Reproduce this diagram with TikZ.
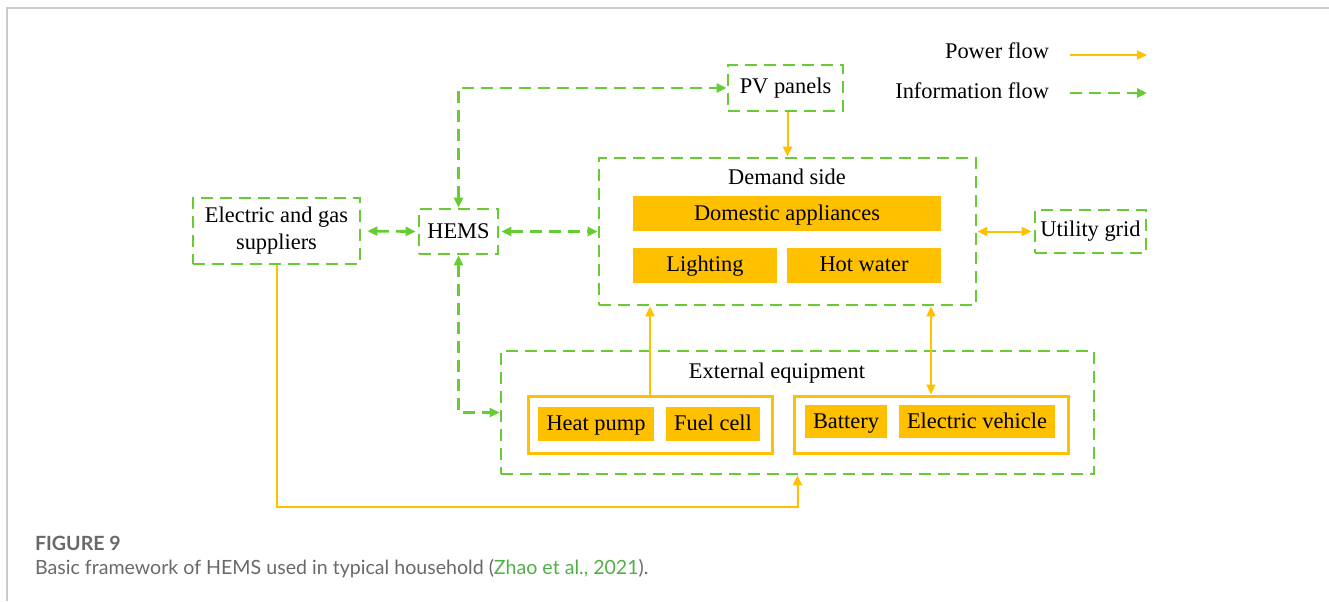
\documentclass[tikz,border=0pt]{standalone}
\usepackage{fontspec}
\setmainfont{Liberation Serif}
\newfontfamily\capfont{Lato}
\usetikzlibrary{arrows.meta,positioning}
\definecolor{lgreen}{RGB}{102,204,51}
\definecolor{lyellow}{RGB}{255,192,0}
\definecolor{capgrey}{RGB}{105,105,105}
\definecolor{citegreen}{RGB}{80,175,70}

\begin{document}
\begin{tikzpicture}[x=0.5pt,y=-0.5pt,
  txt/.style={font=\fontsize{11.2}{13.4}\selectfont},
  dbox/.style={draw=lgreen,line width=1.4pt,dash pattern=on 6pt off 3.5pt,txt,inner sep=0pt,align=center},
  fbox/.style={fill=lyellow,txt,inner sep=0pt,text height=8.4pt,text depth=1.8pt},
  gbox/.style={draw=lyellow,line width=1.5pt,inner sep=0pt},
  info/.style={lgreen,line width=1.4pt,dash pattern=on 6pt off 3.5pt,-{Triangle[length=5pt,width=4.5pt]}},
  power/.style={lyellow,line width=1pt,-{Triangle[length=5pt,width=4.5pt]}}]
\useasboundingbox (0,0) rectangle (1329,601);
\draw[gray!40,line width=0.75pt] (7,601) -- (7,8) -- (1329,8);

\node[dbox,minimum width=83.5pt,minimum height=33pt] (elec) at (276.5,231) {Electric and gas\\suppliers};
\node[dbox,minimum width=39.5pt,minimum height=22.5pt] (hems) at (458.5,231.5) {HEMS};
\node[dbox,minimum width=57.5pt,minimum height=23pt] (pv) at (785.5,88) {PV panels};
\node[dbox,minimum width=188.5pt,minimum height=73.5pt] (demand) at (787.5,231.5) {};
\node[txt] (dlab) at (787,177) {Demand side};
\node[fbox,minimum width=154pt,minimum height=17.5pt] (dom) at (787,213.5) {Domestic appliances};
\node[fbox,minimum width=72pt,minimum height=17.5pt] (light) at (705,265) {Lighting};
\node[fbox,minimum width=77pt,minimum height=17.5pt] (hot) at (864,265) {Hot water};
\node[dbox,minimum width=55.5pt,minimum height=21.5pt] (grid) at (1090.5,231.5) {Utility grid};

\node[dbox,minimum width=296.5pt,minimum height=61.5pt] (ext) at (797.5,412.5) {};
\node[txt] (elab) at (777,373) {External equipment};
\node[gbox,minimum width=122pt,minimum height=28.5pt] (grpa) at (650,424.5) {};
\node[fbox,minimum width=58pt,minimum height=17pt] (heat) at (596,424) {Heat pump};
\node[fbox,minimum width=47pt,minimum height=17pt] (fuel) at (713,424) {Fuel cell};
\node[gbox,minimum width=137pt,minimum height=28.5pt] (grpb) at (931,424.5) {};
\node[fbox,minimum width=41pt,minimum height=16.5pt] (batt) at (846,421.5) {Battery};
\node[fbox,minimum width=78pt,minimum height=16.5pt] (ev) at (977,421.5) {Electric vehicle};

\draw[info,{Triangle[length=5pt,width=4.5pt]}-{Triangle[length=5pt,width=4.5pt]},shorten <=3pt,shorten >=1pt] (elec.east) -- (hems.west);
\draw[info,{Triangle[length=5pt,width=4.5pt]}-{Triangle[length=5pt,width=4.5pt]},shorten <=1pt] (hems.east) -- (demand.west);
\draw[info,{Triangle[length=5pt,width=4.5pt]}-{Triangle[length=5pt,width=4.5pt]}] (hems.north) |- (pv.west);
\draw[info,{Triangle[length=5pt,width=4.5pt]}-{Triangle[length=5pt,width=4.5pt]}] (hems.south) |- (ext.west);

\draw[power] ([xshift=1pt]pv.south) -- ([xshift=1pt]pv.south |- demand.north);
\draw[power,{Triangle[length=5pt,width=4.5pt]}-{Triangle[length=5pt,width=4.5pt]},shorten >=1pt] (demand.east) -- (grid.west);
\draw[power] (grpa.north) -- (grpa.north |- demand.south);
\draw[power,{Triangle[length=5pt,width=4.5pt]}-{Triangle[length=5pt,width=4.5pt]}] (demand.south -| grpb.north) -- (grpb.north);
\coordinate (low) at (797.5,507);
\draw[power] (elec.south) |- (low) -- (ext.south);

\node[txt,anchor=east] (pwr) at (1056,51) {Power flow};
\node[txt,anchor=east] (inf) at (1056,91) {Information flow};
\coordinate (pwrend) at (1147,55);
\coordinate (infend) at (1147,93);
\draw[power] ([xshift=7pt]pwr.east |- pwrend) -- (pwrend);
\draw[info] ([xshift=7pt]inf.east |- infend) -- (infend);

\node[anchor=west,text=capgrey,font=\capfont\bfseries\fontsize{9.8}{12}\selectfont] (fig) at (28,543) {FIGURE 9};
\node[anchor=west,text=capgrey,font=\capfont\fontsize{9.8}{12}\selectfont] (cap) at (28,569) {Basic framework of HEMS used in typical household (\textcolor{citegreen}{Zhao et al., 2021}).};
\end{tikzpicture}
\end{document}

☆ ☆ ☆ ☆ ☆ ☆ ☆

**Job**:
Repeat all the data as it stands, dropping any images it holds.

**Full response**:
Reproduce this diagram with TikZ.
\documentclass[tikz,border=0pt]{standalone}
\usepackage{fontspec}
\setmainfont{Liberation Serif}
\newfontfamily\capfont{Lato}
\usetikzlibrary{arrows.meta,positioning}
\definecolor{lgreen}{RGB}{102,204,51}
\definecolor{lyellow}{RGB}{255,192,0}
\definecolor{capgrey}{RGB}{105,105,105}
\definecolor{citegreen}{RGB}{80,175,70}

\begin{document}
\begin{tikzpicture}[x=0.5pt,y=-0.5pt,
  txt/.style={font=\fontsize{11.2}{13.4}\selectfont},
  dbox/.style={draw=lgreen,line width=1.4pt,dash pattern=on 6pt off 3.5pt,txt,inner sep=0pt,align=center},
  fbox/.style={fill=lyellow,txt,inner sep=0pt,text height=8.4pt,text depth=1.8pt},
  gbox/.style={draw=lyellow,line width=1.5pt,inner sep=0pt},
  info/.style={lgreen,line width=1.4pt,dash pattern=on 6pt off 3.5pt,-{Triangle[length=5pt,width=4.5pt]}},
  power/.style={lyellow,line width=1pt,-{Triangle[length=5pt,width=4.5pt]}}]
\useasboundingbox (0,0) rectangle (1329,601);
\draw[gray!40,line width=0.75pt] (7,601) -- (7,8) -- (1329,8);

\node[dbox,minimum width=83.5pt,minimum height=33pt] (elec) at (276.5,231) {Electric and gas\\suppliers};
\node[dbox,minimum width=39.5pt,minimum height=22.5pt] (hems) at (458.5,231.5) {HEMS};
\node[dbox,minimum width=57.5pt,minimum height=23pt] (pv) at (785.5,88) {PV panels};
\node[dbox,minimum width=188.5pt,minimum height=73.5pt] (demand) at (787.5,231.5) {};
\node[txt] (dlab) at (787,177) {Demand side};
\node[fbox,minimum width=154pt,minimum height=17.5pt] (dom) at (787,213.5) {Domestic appliances};
\node[fbox,minimum width=72pt,minimum height=17.5pt] (light) at (705,265) {Lighting};
\node[fbox,minimum width=77pt,minimum height=17.5pt] (hot) at (864,265) {Hot water};
\node[dbox,minimum width=55.5pt,minimum height=21.5pt] (grid) at (1090.5,231.5) {Utility grid};

\node[dbox,minimum width=296.5pt,minimum height=61.5pt] (ext) at (797.5,412.5) {};
\node[txt] (elab) at (777,373) {External equipment};
\node[gbox,minimum width=122pt,minimum height=28.5pt] (grpa) at (650,424.5) {};
\node[fbox,minimum width=58pt,minimum height=17pt] (heat) at (596,424) {Heat pump};
\node[fbox,minimum width=47pt,minimum height=17pt] (fuel) at (713,424) {Fuel cell};
\node[gbox,minimum width=137pt,minimum height=28.5pt] (grpb) at (931,424.5) {};
\node[fbox,minimum width=41pt,minimum height=16.5pt] (batt) at (846,421.5) {Battery};
\node[fbox,minimum width=78pt,minimum height=16.5pt] (ev) at (977,421.5) {Electric vehicle};

\draw[info,{Triangle[length=5pt,width=4.5pt]}-{Triangle[length=5pt,width=4.5pt]},shorten <=3pt,shorten >=1pt] (elec.east) -- (hems.west);
\draw[info,{Triangle[length=5pt,width=4.5pt]}-{Triangle[length=5pt,width=4.5pt]},shorten <=1pt] (hems.east) -- (demand.west);
\draw[info,{Triangle[length=5pt,width=4.5pt]}-{Triangle[length=5pt,width=4.5pt]}] (hems.north) |- (pv.west);
\draw[info,{Triangle[length=5pt,width=4.5pt]}-{Triangle[length=5pt,width=4.5pt]}] (hems.south) |- (ext.west);

\draw[power] ([xshift=1pt]pv.south) -- ([xshift=1pt]pv.south |- demand.north);
\draw[power,{Triangle[length=5pt,width=4.5pt]}-{Triangle[length=5pt,width=4.5pt]},shorten >=1pt] (demand.east) -- (grid.west);
\draw[power] (grpa.north) -- (grpa.north |- demand.south);
\draw[power,{Triangle[length=5pt,width=4.5pt]}-{Triangle[length=5pt,width=4.5pt]}] (demand.south -| grpb.north) -- (grpb.north);
\coordinate (low) at (797.5,507);
\draw[power] (elec.south) |- (low) -- (ext.south);

\node[txt,anchor=east] (pwr) at (1056,51) {Power flow};
\node[txt,anchor=east] (inf) at (1056,91) {Information flow};
\coordinate (pwrend) at (1147,55);
\coordinate (infend) at (1147,93);
\draw[power] ([xshift=7pt]pwr.east |- pwrend) -- (pwrend);
\draw[info] ([xshift=7pt]inf.east |- infend) -- (infend);

\node[anchor=west,text=capgrey,font=\capfont\bfseries\fontsize{9.8}{12}\selectfont] (fig) at (28,543) {FIGURE 9};
\node[anchor=west,text=capgrey,font=\capfont\fontsize{9.8}{12}\selectfont] (cap) at (28,569) {Basic framework of HEMS used in typical household (\textcolor{citegreen}{Zhao et al., 2021}).};
\end{tikzpicture}
\end{document}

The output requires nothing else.